# Dreaded Water in Basement!



## Joel/AK (Jan 12, 2013)

Lady I bought my house from had it tiled on the inside and outside. Sump and down spouts go into the drain system. 

Best money they spent IMO......lol. our sump might kick on twice a day. 

I'm in SW MI. I have a creek about 50 yards behind my a house and the property to the West is a swamp. My neighbor to the east ( same elevation) has had a flooded basement more than once.

I think she said they paid 15K about 15 years or so to put in the system.


----------



## MossyHorns (Apr 14, 2011)

Joel/AK said:


> Lady I bought my house from had it tiled on the inside and outside. Sump and down spouts go into the drain system.
> 
> Best money they spent IMO......lol. our sump might kick on twice a day.
> 
> ...


I highly doubt your gutter downspouts are tied into your sump.
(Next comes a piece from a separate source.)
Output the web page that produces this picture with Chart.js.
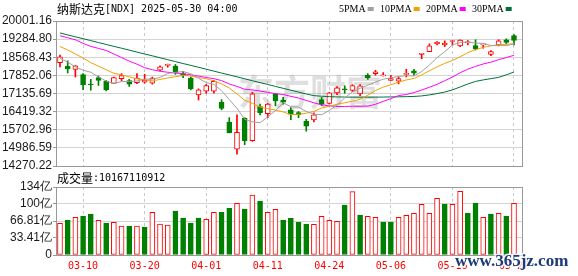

It wouldn't take long to fill the basement with water If the pump would fail during a storm. Maybe tying them into a sump that drains to daylight, but then you are still taking a chance if the pipe gets plugged. I would bet your downspouts are on a different system, which probably drain to the creek.


----------



## Joel/AK (Jan 12, 2013)

I must have missed spoke. They don't go into the sump, they go into the drain system that was put in around the house.


----------



## stickman1978 (Sep 15, 2011)

Joel/AK said:


> Sump and down spouts go into the drain system.


Sounds logical but see how it could be misunderstood.


----------



## FREEPOP (Apr 11, 2002)

Joel/AK said:


> I must have missed spoke. They don't go into the sump, they go into the drain system that was put in around the house.


I've heard those referred to as "French Drains"


----------